Dernière synchronisation le 07/06/2026
BMC Psychol . 2025;14 (1) :84
This study examines how parents engage with and make sense of their children's experiences on Roblox, one of the most widely used online gaming platforms for children. Drawing on Reddit comments from three parenting-related communities (r/Parenting, r/internetparents, and r/roblox), the study employs a multi-method approach that integrates BERTopic for thematic modeling, NRC-based sentiment analysis, and Leximancer for conceptual mapping. The analysis identified six major areas of concern: digital safety (24.5%), screen-time management (18.3%), emotional well-being (17.1%), financial exposure (15.2%), social interaction risks (13.6%), and parenting strategies (11.3%). Sentiment analysis showed that fear and anger dominated risk-focused discussions, whereas trust and joy appeared more frequently in collaborative or solution-oriented narratives. Semantic mapping further confirmed the co-occurrence of key concerns-such as "trust," "moderation," and "spending"-illustrating the emotional and conceptual entanglement underlying parental anxieties. The findings highlight the emotional ambivalence of digital parenting, as parents oscillate between restrictive caution and adaptive engagement.
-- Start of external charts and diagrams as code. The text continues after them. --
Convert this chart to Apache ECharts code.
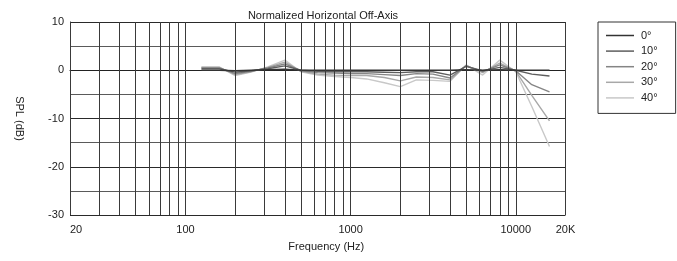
<!DOCTYPE html>
<html>
<head>
<meta charset="utf-8">
<script src="https://cdn.jsdelivr.net/npm/echarts@6/dist/echarts.min.js"></script>
<style>html,body{margin:0;padding:0;background:#fff}#c{width:677px;height:261px}</style>
</head>
<body>
<div id="c"></div>
<script>
const freqs = [125,160,200,250,315,400,500,630,800,1000,1250,1600,2000,2500,3150,4000,5000,6300,8000,10000,12500,16000];
const deg0  = [0,0,-0.1,0,0.1,0.2,0,0,0,0,0,0,0,0,0,0,0.1,0,0.1,0,0,0];
const deg10 = [0.3,0.3,-0.4,-0.1,0.3,0.9,0,-0.2,-0.3,-0.3,-0.3,-0.4,-0.5,-0.3,-0.3,-1.0,0.8,-0.1,0.6,0,-0.8,-1.2];
const deg20 = [0.5,0.5,-0.7,-0.2,0.5,1.3,-0.1,-0.5,-0.6,-0.7,-0.7,-0.9,-1.1,-0.7,-0.8,-1.6,0.9,-0.3,1.1,-0.1,-3.0,-4.5];
const deg30 = [0.6,0.6,-0.9,-0.3,0.6,1.7,-0.2,-0.8,-1.0,-1.1,-1.1,-1.5,-2.2,-1.4,-1.5,-2.0,1.0,-0.5,1.5,-0.2,-5.2,-10.5];
const deg40 = [0.7,0.7,-1.1,-0.4,0.7,2.1,-0.3,-1.0,-1.3,-1.5,-1.8,-2.6,-3.4,-2.0,-2.1,-2.3,1.1,-1.0,2.1,-0.3,-7.5,-15.8];
const seriesNames = ['0°','10°','20°','30°','40°'];
const xTickLabels = [20,100,1000,10000,20000];
const yTickLabels = [-30,-20,-10,0,10];
const gridFreqs = [20,30,40,50,60,70,80,90,100,200,300,400,500,600,700,800,900,1000,2000,3000,4000,5000,6000,7000,8000,9000,10000,20000];

const allData = [deg0, deg10, deg20, deg30, deg40];
const colors = ['#333333','#5e5e5e','#858585','#a8a8a8','#c8c8c8'];

const chart = echarts.init(document.getElementById('c'), null, {renderer:'canvas'});
const series = [];
for (let i = 4; i >= 0; i--) {
  series.push({
    name: seriesNames[i], type: 'line', symbol: 'none', silent: true,
    data: freqs.map((f, k) => [f, allData[i][k]]),
    lineStyle: {color: colors[i], width: 1.4},
    itemStyle: {color: colors[i]},
    z: 3
  });
}
series.push({
  name: 'grid', type: 'line', data: [], silent: true, z: 1,
  markLine: {
    silent: true, symbol: ['none','none'], label: {show: false}, animation: false,
    lineStyle: {color: '#3a3a3a', width: 1, type: 'solid'},
    data: gridFreqs.map(f => ({xAxis: f}))
  }
});

chart.setOption({
  animation: false,
  backgroundColor: '#fff',
  textStyle: {fontFamily: 'Liberation Sans, Arial, sans-serif'},
  title: {
    text: 'Normalized Horizontal Off-Axis', left: 318, top: 5, textAlign: 'center',
    textStyle: {fontSize: 11, fontWeight: 'normal', color: '#222', fontFamily: 'Liberation Sans'}
  },
  legend: {
    orient: 'vertical', left: 598, top: 22,
    data: seriesNames, icon: 'rect', itemWidth: 28, itemHeight: 1.5, itemGap: 2.6,
    padding: [7, 18, 9, 8],
    borderColor: '#333', borderWidth: 1,
    textStyle: {fontSize: 11, color: '#222', lineHeight: 13, fontFamily: 'Liberation Sans', padding: [0,0,0,2]}
  },
  grid: {left: 70, right: 111.5, top: 22, bottom: 46, containLabel: false},
  xAxis: {
    type: 'log', logBase: 10, min: 20, max: 20000,
    name: 'Frequency (Hz)', nameLocation: 'middle', nameGap: 26,
    nameTextStyle: {fontSize: 11, color: '#222', padding: [0,0,0,17], fontFamily: 'Liberation Sans'},
    axisLine: {show: true, lineStyle: {color: '#222', width: 1}},
    axisTick: {show: true, customValues: [100,1000,10000], length: 4, lineStyle: {color: '#222'}},
    axisLabel: {
      customValues: xTickLabels, margin: 9, fontSize: 11, color: '#222', fontFamily: 'Liberation Sans',
      formatter: v => (v >= 20000 ? '20K' : String(Math.round(v))),
      alignMinLabel: 'left'
    },
    splitLine: {show: false}, minorSplitLine: {show: false}
  },
  yAxis: {
    type: 'value', min: -30, max: 10, interval: 5,
    name: 'SPL (dB)', nameLocation: 'middle', nameRotate: -90, nameGap: 45,
    nameTextStyle: {fontSize: 11, color: '#222', fontFamily: 'Liberation Sans'},
    axisLine: {show: true, lineStyle: {color: '#222', width: 1}},
    axisTick: {show: false},
    axisLabel: {
      margin: 6, fontSize: 11, color: '#222', fontFamily: 'Liberation Sans',
      formatter: v => (yTickLabels.indexOf(v) >= 0 ? String(v) : '')
    },
    splitLine: {show: true, lineStyle: {color: ['#2a2a2a','#5a5a5a'], width: 1}}
  },
  series: series
});
</script>
</body>
</html>
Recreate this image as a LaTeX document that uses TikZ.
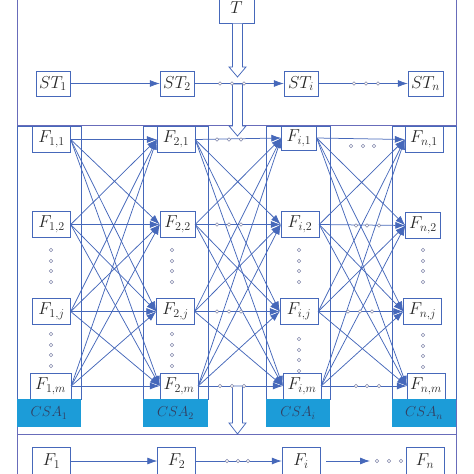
\documentclass[tikz,border=0pt]{standalone}
\usetikzlibrary{arrows.meta}
\definecolor{lineblue}{RGB}{70,104,186}
\definecolor{framecol}{RGB}{104,108,186}
\definecolor{csablue}{RGB}{28,156,216}
\definecolor{csatext}{RGB}{50,62,96}
\definecolor{dotcol}{RGB}{130,136,170}
\tikzset{
  fbox/.style={draw=lineblue, fill=white, minimum width=38pt, minimum height=26pt, inner sep=0pt, font=\fontsize{16.5}{19}\selectfont, text=black!85},
  csabox/.style={fill=csablue, minimum width=64pt, minimum height=28pt, inner sep=0pt, font=\fontsize{14}{16}\selectfont, text=csatext},
  link/.style={draw=lineblue, line width=0.75pt, -{Latex[length=10pt,width=7pt]}},
  hollow/.style={draw=lineblue, fill=white, line width=0.75pt},
  dotc/.style={draw=dotcol, fill=white, line width=0.6pt}
}
\begin{document}
\begin{tikzpicture}[x=1pt,y=-1pt] %Esquema de columnas F con bloques CSA
            \useasboundingbox (0,0) rectangle (474,474);
            \draw[framecol, line width=0.8pt] (17,-5) -- (17,480);
            \draw[framecol, line width=0.8pt] (456,-5) -- (456,480);
            \draw[framecol, line width=0.8pt] (17,125) -- (456,125);
            \draw[framecol, line width=0.8pt] (17,434) -- (456,434);

            \draw[lineblue, line width=0.75pt] (17,126) rectangle (81,399);
            \draw[lineblue, line width=0.75pt] (143,126) rectangle (208,399);
            \draw[lineblue, line width=0.75pt] (266,126) rectangle (330,399);
            \draw[lineblue, line width=0.75pt] (392,126) rectangle (456,399);

            \node[fbox, minimum width=35pt, minimum height=31pt] (T) at (236.5,8) {$T$};
            \node[fbox, minimum width=34pt, minimum height=25pt] (ST1) at (53,83.5) {$ST_1$};
            \node[fbox, minimum width=34pt, minimum height=25pt] (ST2) at (177,83.5) {$ST_2$};
            \node[fbox, minimum width=34pt, minimum height=25pt] (STi) at (301,83.5) {$ST_i$};
            \node[fbox, minimum width=35pt, minimum height=25pt] (STn) at (425.5,83.5) {$ST_n$};

            \node[fbox] (F11) at (51.5,139.5) {$F_{1,1}$};
            \node[fbox] (F12) at (51.5,224.5) {$F_{1,2}$};
            \node[fbox] (F1j) at (51.5,311.5) {$F_{1,j}$};
            \node[fbox, minimum width=41pt] (F1m) at (50.5,386) {$F_{1,m}$};
            \node[fbox] (F21) at (176,139.5) {$F_{2,1}$};
            \node[fbox, minimum width=35pt] (F22) at (177.5,224.5) {$F_{2,2}$};
            \node[fbox] (F2j) at (175.5,311.5) {$F_{2,j}$};
            \node[fbox] (F2m) at (179,386) {$F_{2,m}$};
            \node[fbox, minimum width=35pt, minimum height=24pt] (Fi1) at (299,138) {$F_{i,1}$};
            \node[fbox] (Fi2) at (300,224.5) {$F_{i,2}$};
            \node[fbox] (Fij) at (299,311.5) {$F_{i,j}$};
            \node[fbox] (Fim) at (302,386) {$F_{i,m}$};
            \node[fbox] (Fn1) at (424,139.5) {$F_{n,1}$};
            \node[fbox, minimum width=35pt] (Fn2) at (423,225.5) {$F_{n,2}$};
            \node[fbox] (Fnj) at (422.5,311.5) {$F_{n,j}$};
            \node[fbox] (Fnm) at (426,386) {$F_{n,m}$};

            \node[csabox] (CSA1) at (49,413) {$CSA_1$};
            \node[csabox, minimum width=65pt] (CSA2) at (175.5,413) {$CSA_2$};
            \node[csabox] (CSAi) at (298,413) {$CSA_i$};
            \node[csabox] (CSAn) at (424,413) {$CSA_n$};

            \node[fbox, minimum height=28pt] (F1) at (51.5,461) {$F_1$};
            \node[fbox, minimum height=28pt] (F2) at (176.5,461) {$F_2$};
            \node[fbox, minimum height=28pt] (Fi) at (301,461) {$F_i$};
            \node[fbox, minimum height=28pt] (Fn) at (425,461) {$F_n$};
            \coordinate (Fend) at (370,461);

            \foreach \a/\b in {1/2,2/i,i/n}
              \foreach \r in {1,2,j,m}
                \foreach \s in {1,2,j,m}
                  \draw[link] (F\a\r.east) -- (F\b\s.west);

            \draw[link] (ST1) -- (ST2);
            \draw[link] (ST2) -- (STi);
            \draw[link] (STi) -- (STn);
            \draw[link] (F1) -- (F2);
            \draw[link] (F2) -- (Fi);
            \draw[link, shorten <=6pt] (Fi) -- (Fend);

            \draw[hollow] (232.5,23.5) -- (232.5,67) -- (229,67) -- (237.5,77) -- (246,67) -- (242.5,67) -- (242.5,23.5);
            \draw[hollow] (232.5,84) -- (232.5,126) -- (229,126) -- (237.5,136) -- (246,126) -- (242.5,126) -- (242.5,84) -- cycle;
            \draw[hollow] (232.5,386) -- (232.5,423) -- (229,423) -- (237.5,434) -- (246,423) -- (242.5,423) -- (242.5,386) -- cycle;

            % puntos suspensivos
            \foreach \x in {220,232,244} \draw[dotc] (\x,83.5) circle (1.8pt);
            \foreach \x in {354,366,378} \draw[dotc] (\x,83.5) circle (1.8pt);
            \foreach \x in {217,229,241} {
              \draw[dotc] (\x,139.5) circle (1.8pt);
              \draw[dotc] (\x,224.5) circle (1.8pt);
              \draw[dotc] (\x,311.5) circle (1.8pt);
              \draw[dotc] (\x+3,386) circle (1.8pt);
            }
            \foreach \x in {351,363,374} \draw[dotc] (\x,146) circle (1.8pt);
            \foreach \x in {356,367,379} {
              \draw[dotc] (\x,225.5) circle (1.8pt);
              \draw[dotc] (\x,386) circle (1.8pt);
            }
            \foreach \x in {348,360,372} \draw[dotc] (\x,311.5) circle (1.8pt);
            \foreach \x in {227,238,248} \draw[dotc] (\x,461) circle (1.8pt);
            \foreach \x in {377,389,401} \draw[dotc] (\x,461) circle (1.8pt);
            \foreach \x/\u in {51/334,172/334,299/339,423/335}
              \foreach \y in {250,261,271,282} {
                \draw[dotc] (\x,\y) circle (1.8pt);
                \draw[dotc] (\x,\u+\y-250) circle (1.8pt);
              }
        \end{tikzpicture}
\end{document}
While the study contributes to parental mediation theory by emphasizing emotion-laden discourse, it also acknowledges methodological limitations, including unverifiable user identities, lack of demographic metadata, and limited behavioral generalizability. This research advances understanding of digital parenting as a complex, emotionally negotiated practice. It calls for improved platform transparency, the development of family-oriented co-engagement tools, and greater ethical sensitivity in social media-based research involving children. Such tools may include shared dashboards, co-play modes, and parent-child learning features that foster joint exploration.